Hello all, I thought i should stick my head in and thank everyone for thier support. Shortly before i wrote that post, minutes earlier in fact, i loaded a single shell in my shotgun and paced around for a few minutes. God stopped me and i am so grateful. I have continued over the course of my life to relapse, i get clean then think everything is ok and i take over again. I get into such horrible withdrawl everytime and its a little worse each time, this time was unbearable or so i thought. I was laying in bed this morning and i went to God and fell to my knees in shame and in so much pain. I finally was able to pray without something else entering my mind. I asked for forgiveness and i asked my God to hold my hand and stay with me thru the hellish withdrawl i was facing. I fell asleep shortly later and God spoke to me, i dont remember what he said i just remember waking up understanding things i never got before about this program and how i cannot do it alone. Throughout the day many thoughts and questions have come in to my head. Each one was answered in a silent voice, a comforting hand and reassuring. Ive never experienced this before, but ive others speak about it................I think i finally know what it means to truly let go..........oh and by the way i have been experiencing next to zero withdrawl effects.......explain that lol
You're in the right place - I hope you can make it to some meetings too, but keep posting!
I agree. Meetings are still my lifeline even after 10+ years sober, but this forum has been a God sent for just as long. Keep posting, keep praying and never give up hope. We haven't, either should you. We here for you sir whenever you need us. We promise.

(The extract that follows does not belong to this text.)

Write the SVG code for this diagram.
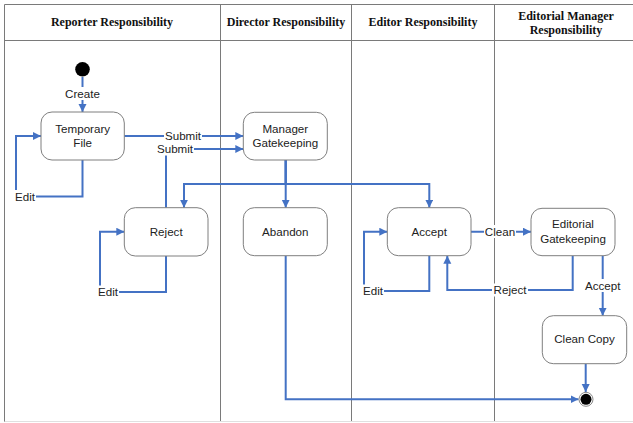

Just checkin in all!!! went back to work brought a freight train from Portage Wisconsin to Chicago Illinois. It was a rough night everything that could go wrong went wrong, but everytime i started thinking negative thoughts i realized i had let go of GODS hand again!!!! I actually stopped a few times and said outloud "cmon GOD take my hand again i cant do this alone !!!!! Just a thought for today!!
Great post ... ... Early on, I had to stop many times a day and say the 'Serenity Prayer' ... You did good ... We all want to take back control from God, after giving it over to Him, in the early days ... AND, just 'cause we're not drinking doesn't mean everything is going to be a 'bed of roses' ... (actually, later on, life comes pretty damn close to being a 'bed of roses' if we stay sober) ...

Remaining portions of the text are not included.